Request: Copy each line exactly. Drop every picture.

_ _ _

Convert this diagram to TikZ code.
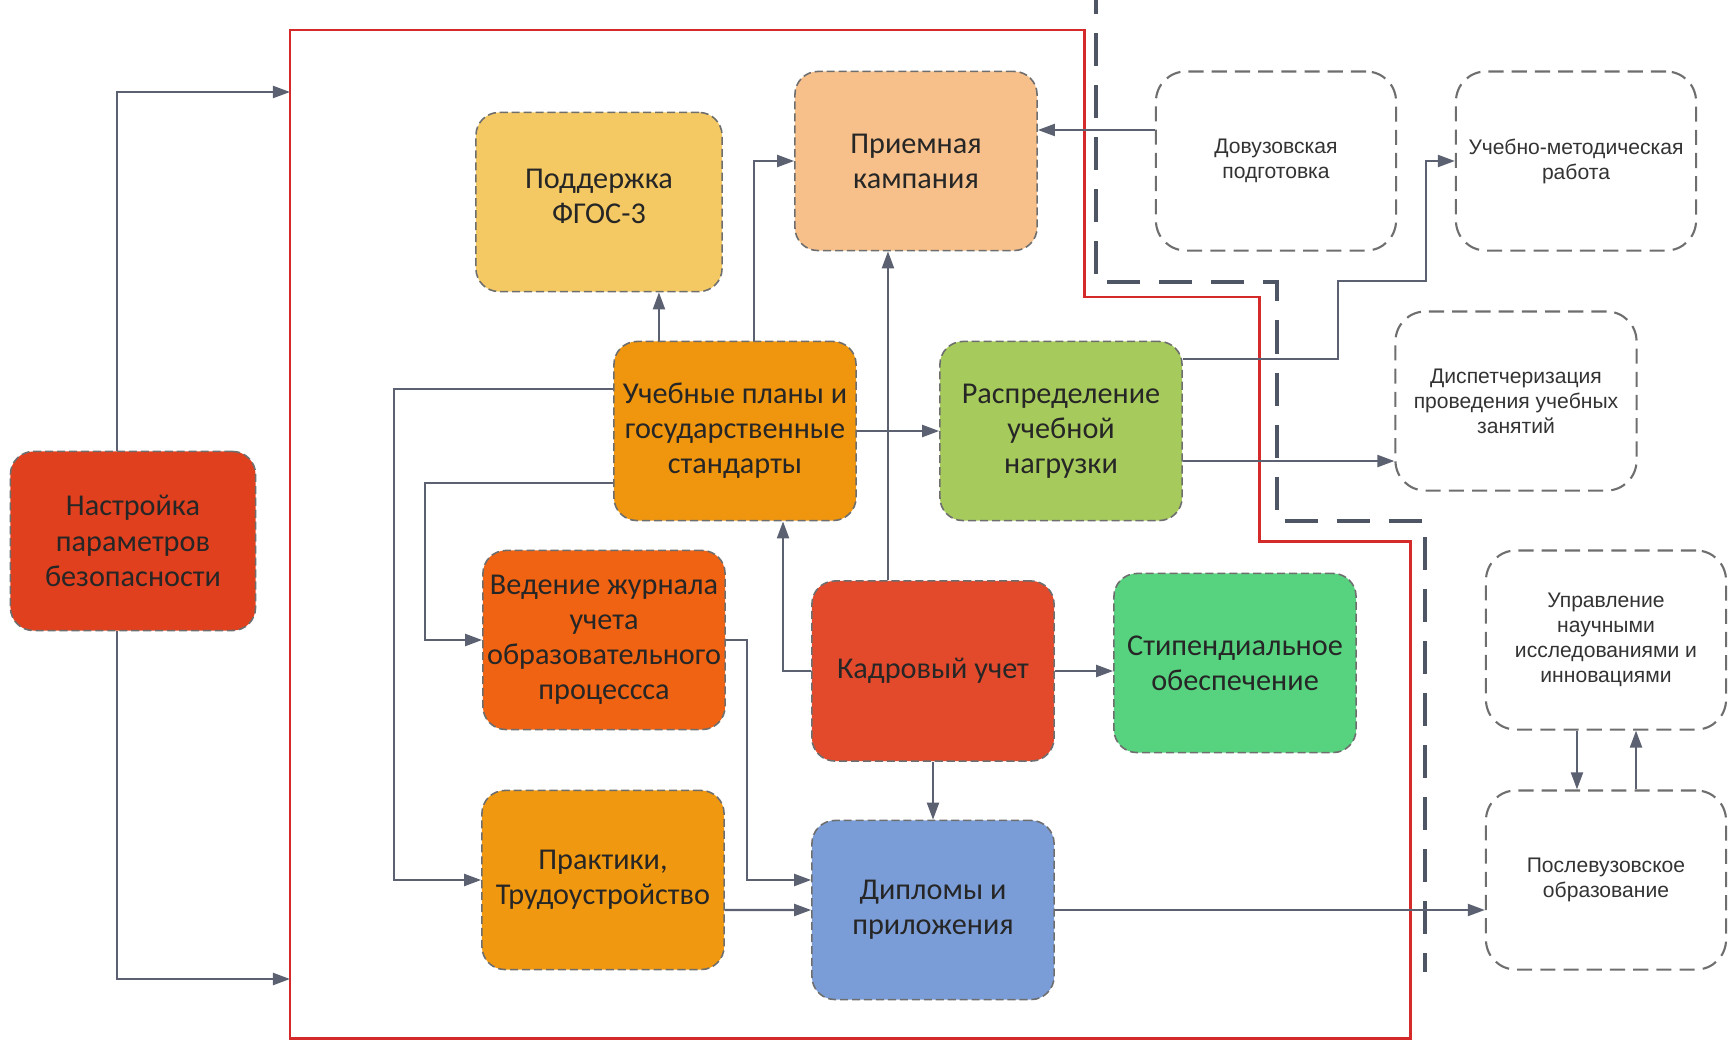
\documentclass[tikz,border=0pt]{standalone}
\usepackage{fontspec}
\setmainfont{Carlito}
\newfontfamily\arialfont{Liberation Sans}
\usetikzlibrary{arrows.meta}

\definecolor{linegray}{HTML}{5B6170}
\definecolor{boxgray}{HTML}{6E6E6E}
\definecolor{sepgray}{HTML}{4E5564}
\definecolor{frameRed}{HTML}{D42A2A}
\definecolor{nastrRed}{HTML}{E0401E}
\definecolor{fgosYellow}{HTML}{F4C963}
\definecolor{priemPeach}{HTML}{F7C08A}
\definecolor{planyOrange}{HTML}{F0950E}
\definecolor{rasprGreen}{HTML}{A6CB5C}
\definecolor{zhurnalOrange}{HTML}{F06312}
\definecolor{kadryRed}{HTML}{E34A2C}
\definecolor{stipGreen}{HTML}{57D37F}
\definecolor{praktOrange}{HTML}{F0980F}
\definecolor{diplBlue}{HTML}{7A9DD8}

\begin{document}
\begin{tikzpicture}[x=0.01cm, y=-0.01cm,
  >={Triangle[length=0.17cm,width=0.12cm]},
  conn/.style={draw=linegray, line width=0.6pt},
  block/.style={draw=boxgray, line width=0.45pt, dash pattern=on 2.3pt off 1.1pt,
    rounded corners=0.23cm, minimum width=2.42cm, minimum height=1.79cm,
    align=center, inner sep=1pt, text=black!85,
    font=\fontsize{8.6}{10}\selectfont},
  outer/.style={draw=boxgray, line width=0.6pt, dash pattern=on 4.3pt off 2.3pt,
    rounded corners=0.3cm, minimum width=2.40cm, minimum height=1.79cm,
    align=center, inner sep=1pt, text=black!80,
    font=\arialfont\fontsize{6}{7.1}\selectfont}]
  \useasboundingbox (0,0) rectangle (1729,1045);

  % system border and zone border
  \draw[frameRed, line width=0.85pt] (290,30) -- (1084,30) -- (1084,297) -- (1259,297)
    -- (1259,541) -- (1410,541) -- (1410,1038) -- (290,1038) -- cycle;
  \draw[sepgray, line width=1.3pt, dash pattern=on 9.4pt off 5.4pt]
    (1096,-19) -- (1096,282) -- (1277,282) -- (1277,521) -- (1425,521) -- (1425,972);
  \coordinate (inTop) at (290,92);
  \coordinate (inBot) at (290,979);

  % modules
  \node[block, fill=nastrRed, minimum width=2.45cm] (nastr) at (133,541) {Настройка\\параметров\\безопасности};
  \node[block, fill=fgosYellow, minimum width=2.46cm, text depth=0.12cm] (fgos) at (599,202) {Поддержка\\ФГОС-3};
  \node[block, fill=priemPeach] (priem) at (916,161) {Приемная\\кампания};
  \node[block, fill=planyOrange] (plany) at (735,431) {Учебные планы и\\государственные\\стандарты};
  \node[block, fill=rasprGreen] (raspr) at (1061,431) {Распределение\\учебной\\нагрузки};
  \node[block, fill=zhurnalOrange] (zhurnal) at (604,640) {Ведение журнала\\учета\\образовательного\\процессса};
  \node[block, fill=kadryRed, minimum height=1.80cm] (kadry) at (933,671) {Кадровый учет};
  \node[block, fill=stipGreen] (stip) at (1235,663) {Стипендиальное\\обеспечение};
  \node[block, fill=praktOrange] (prakt) at (603,880) {Практики,\\Трудоустройство};
  \node[block, fill=diplBlue] (dipl) at (933,910) {Дипломы и\\приложения};

  % outside modules
  \node[outer] (dovuz) at (1276,161) {Довузовская\\подготовка};
  \node[outer] (metod) at (1576,161) {Учебно-методическая\\работа};
  \node[outer, minimum width=2.41cm] (disp) at (1516,401) {Диспетчеризация\\проведения учебных\\занятий};
  \node[outer] (nauka) at (1606,640) {Управление\\научными\\исследованиями и\\инновациями};
  \node[outer] (poslevuz) at (1606,880) {Послевузовское\\образование};

  % links
  \draw[conn, ->] ([xshift=-0.16cm]nastr.north) |- (inTop);
  \draw[conn, ->] ([xshift=-0.16cm]nastr.south) |- (inBot);
  \draw[conn, ->] ([xshift=-0.76cm]plany.north) -- ([xshift=-0.76cm]plany.north |- fgos.south);
  \draw[conn, ->] ([xshift=0.19cm]plany.north) |- (priem.west);
  \draw[conn, ->] ([xshift=-0.45cm]kadry.north) -- ([xshift=-0.45cm]kadry.north |- priem.south);
  \draw[conn, ->] (plany) -- (raspr);
  \draw[conn, ->] ([yshift=0.42cm]plany.west) -- ++(-219,0) |- (prakt.west);
  \draw[conn, ->] ([yshift=-0.52cm]plany.west) -- ++(-188,0) |- (zhurnal.west);
  \draw[conn, ->] (kadry.west) -| ([xshift=0.48cm]plany.south);
  \draw[conn, ->] (kadry.east) -- (kadry.east -| stip.west);
  \draw[conn, ->] (kadry) -- (dipl);
  \draw[conn, ->] (zhurnal.east) -- ++(21,0) |- ([yshift=0.30cm]dipl.west);
  \draw[conn, ->] ([yshift=-0.30cm]prakt.east) -- (dipl.west);
  \draw[conn, ->] (dipl.east) -- (dipl.east -| poslevuz.west);
  \draw[conn, ->] ([yshift=0.72cm]raspr.east) -- ++(155,0) -- ++(0,-78) -- ++(88,0) |- (metod.west);
  \draw[conn, ->] ([yshift=-0.30cm]raspr.east) -- ([yshift=-0.30cm]raspr.east -| disp.west);
  \draw[conn, ->] ([yshift=0.31cm]dovuz.west) -- ([yshift=0.31cm]dovuz.west -| priem.east);
  \draw[conn, ->] ([xshift=-0.29cm]nauka.south) -- ([xshift=-0.29cm]nauka.south |- poslevuz.north);
  \draw[conn, ->] ([xshift=0.30cm]poslevuz.north) -- ([xshift=0.30cm]poslevuz.north |- nauka.south);
\end{tikzpicture}
\end{document}
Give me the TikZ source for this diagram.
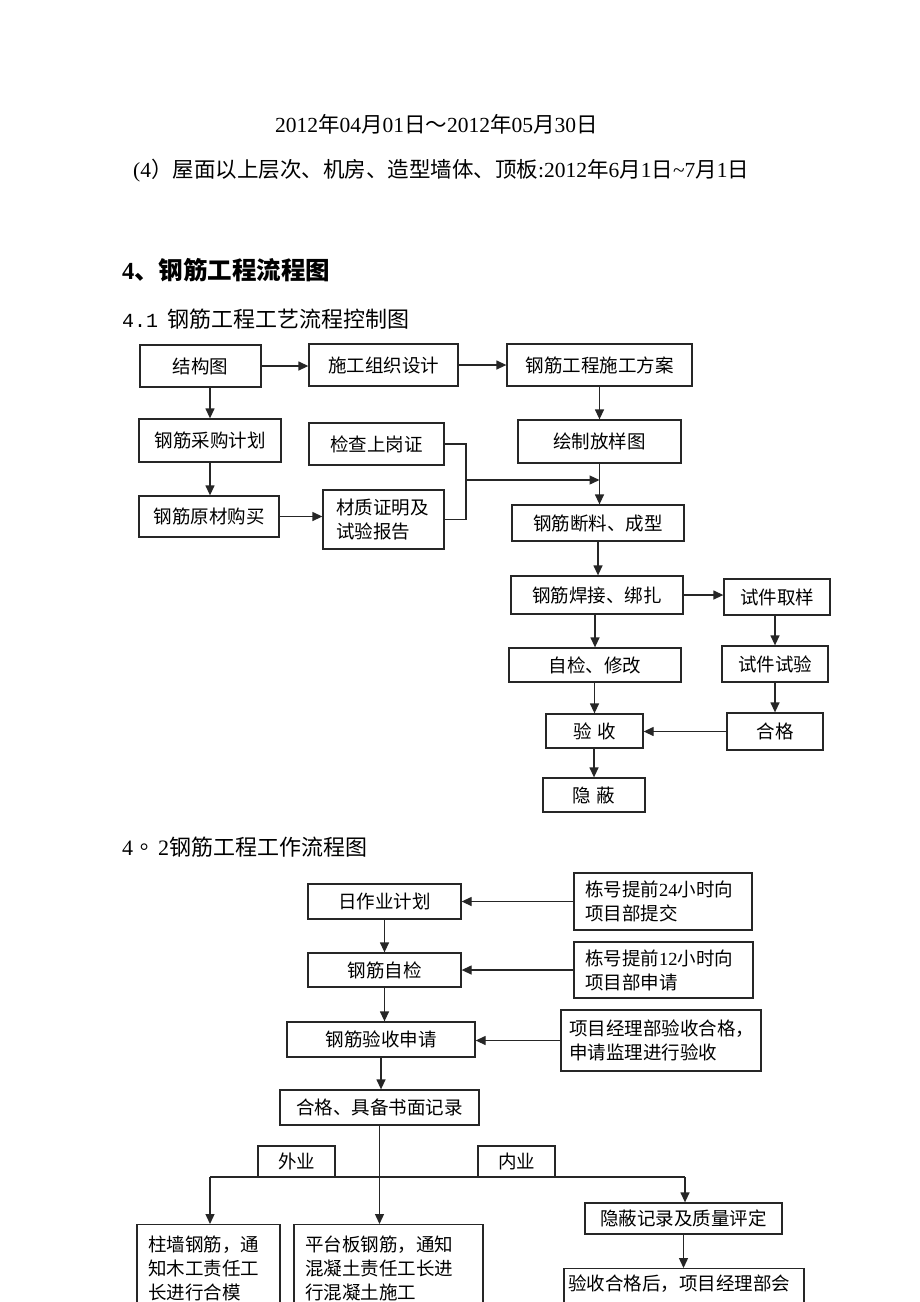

_ _ _

Completed exercise:
Convert this diagram to TikZ code.
\documentclass[tikz,border=0pt]{standalone}
\usepackage{fontspec}
\setmainfont{Carlito}
\newfontfamily\arialfont{Liberation Sans}
\usetikzlibrary{arrows.meta}

\definecolor{linegray}{HTML}{5B6170}
\definecolor{boxgray}{HTML}{6E6E6E}
\definecolor{sepgray}{HTML}{4E5564}
\definecolor{frameRed}{HTML}{D42A2A}
\definecolor{nastrRed}{HTML}{E0401E}
\definecolor{fgosYellow}{HTML}{F4C963}
\definecolor{priemPeach}{HTML}{F7C08A}
\definecolor{planyOrange}{HTML}{F0950E}
\definecolor{rasprGreen}{HTML}{A6CB5C}
\definecolor{zhurnalOrange}{HTML}{F06312}
\definecolor{kadryRed}{HTML}{E34A2C}
\definecolor{stipGreen}{HTML}{57D37F}
\definecolor{praktOrange}{HTML}{F0980F}
\definecolor{diplBlue}{HTML}{7A9DD8}

\begin{document}
\begin{tikzpicture}[x=0.01cm, y=-0.01cm,
  >={Triangle[length=0.17cm,width=0.12cm]},
  conn/.style={draw=linegray, line width=0.6pt},
  block/.style={draw=boxgray, line width=0.45pt, dash pattern=on 2.3pt off 1.1pt,
    rounded corners=0.23cm, minimum width=2.42cm, minimum height=1.79cm,
    align=center, inner sep=1pt, text=black!85,
    font=\fontsize{8.6}{10}\selectfont},
  outer/.style={draw=boxgray, line width=0.6pt, dash pattern=on 4.3pt off 2.3pt,
    rounded corners=0.3cm, minimum width=2.40cm, minimum height=1.79cm,
    align=center, inner sep=1pt, text=black!80,
    font=\arialfont\fontsize{6}{7.1}\selectfont}]
  \useasboundingbox (0,0) rectangle (1729,1045);

  % system border and zone border
  \draw[frameRed, line width=0.85pt] (290,30) -- (1084,30) -- (1084,297) -- (1259,297)
    -- (1259,541) -- (1410,541) -- (1410,1038) -- (290,1038) -- cycle;
  \draw[sepgray, line width=1.3pt, dash pattern=on 9.4pt off 5.4pt]
    (1096,-19) -- (1096,282) -- (1277,282) -- (1277,521) -- (1425,521) -- (1425,972);
  \coordinate (inTop) at (290,92);
  \coordinate (inBot) at (290,979);

  % modules
  \node[block, fill=nastrRed, minimum width=2.45cm] (nastr) at (133,541) {Настройка\\параметров\\безопасности};
  \node[block, fill=fgosYellow, minimum width=2.46cm, text depth=0.12cm] (fgos) at (599,202) {Поддержка\\ФГОС-3};
  \node[block, fill=priemPeach] (priem) at (916,161) {Приемная\\кампания};
  \node[block, fill=planyOrange] (plany) at (735,431) {Учебные планы и\\государственные\\стандарты};
  \node[block, fill=rasprGreen] (raspr) at (1061,431) {Распределение\\учебной\\нагрузки};
  \node[block, fill=zhurnalOrange] (zhurnal) at (604,640) {Ведение журнала\\учета\\образовательного\\процессса};
  \node[block, fill=kadryRed, minimum height=1.80cm] (kadry) at (933,671) {Кадровый учет};
  \node[block, fill=stipGreen] (stip) at (1235,663) {Стипендиальное\\обеспечение};
  \node[block, fill=praktOrange] (prakt) at (603,880) {Практики,\\Трудоустройство};
  \node[block, fill=diplBlue] (dipl) at (933,910) {Дипломы и\\приложения};

  % outside modules
  \node[outer] (dovuz) at (1276,161) {Довузовская\\подготовка};
  \node[outer] (metod) at (1576,161) {Учебно-методическая\\работа};
  \node[outer, minimum width=2.41cm] (disp) at (1516,401) {Диспетчеризация\\проведения учебных\\занятий};
  \node[outer] (nauka) at (1606,640) {Управление\\научными\\исследованиями и\\инновациями};
  \node[outer] (poslevuz) at (1606,880) {Послевузовское\\образование};

  % links
  \draw[conn, ->] ([xshift=-0.16cm]nastr.north) |- (inTop);
  \draw[conn, ->] ([xshift=-0.16cm]nastr.south) |- (inBot);
  \draw[conn, ->] ([xshift=-0.76cm]plany.north) -- ([xshift=-0.76cm]plany.north |- fgos.south);
  \draw[conn, ->] ([xshift=0.19cm]plany.north) |- (priem.west);
  \draw[conn, ->] ([xshift=-0.45cm]kadry.north) -- ([xshift=-0.45cm]kadry.north |- priem.south);
  \draw[conn, ->] (plany) -- (raspr);
  \draw[conn, ->] ([yshift=0.42cm]plany.west) -- ++(-219,0) |- (prakt.west);
  \draw[conn, ->] ([yshift=-0.52cm]plany.west) -- ++(-188,0) |- (zhurnal.west);
  \draw[conn, ->] (kadry.west) -| ([xshift=0.48cm]plany.south);
  \draw[conn, ->] (kadry.east) -- (kadry.east -| stip.west);
  \draw[conn, ->] (kadry) -- (dipl);
  \draw[conn, ->] (zhurnal.east) -- ++(21,0) |- ([yshift=0.30cm]dipl.west);
  \draw[conn, ->] ([yshift=-0.30cm]prakt.east) -- (dipl.west);
  \draw[conn, ->] (dipl.east) -- (dipl.east -| poslevuz.west);
  \draw[conn, ->] ([yshift=0.72cm]raspr.east) -- ++(155,0) -- ++(0,-78) -- ++(88,0) |- (metod.west);
  \draw[conn, ->] ([yshift=-0.30cm]raspr.east) -- ([yshift=-0.30cm]raspr.east -| disp.west);
  \draw[conn, ->] ([yshift=0.31cm]dovuz.west) -- ([yshift=0.31cm]dovuz.west -| priem.east);
  \draw[conn, ->] ([xshift=-0.29cm]nauka.south) -- ([xshift=-0.29cm]nauka.south |- poslevuz.north);
  \draw[conn, ->] ([xshift=0.30cm]poslevuz.north) -- ([xshift=0.30cm]poslevuz.north |- nauka.south);
\end{tikzpicture}
\end{document}
Give me the TikZ source for this diagram.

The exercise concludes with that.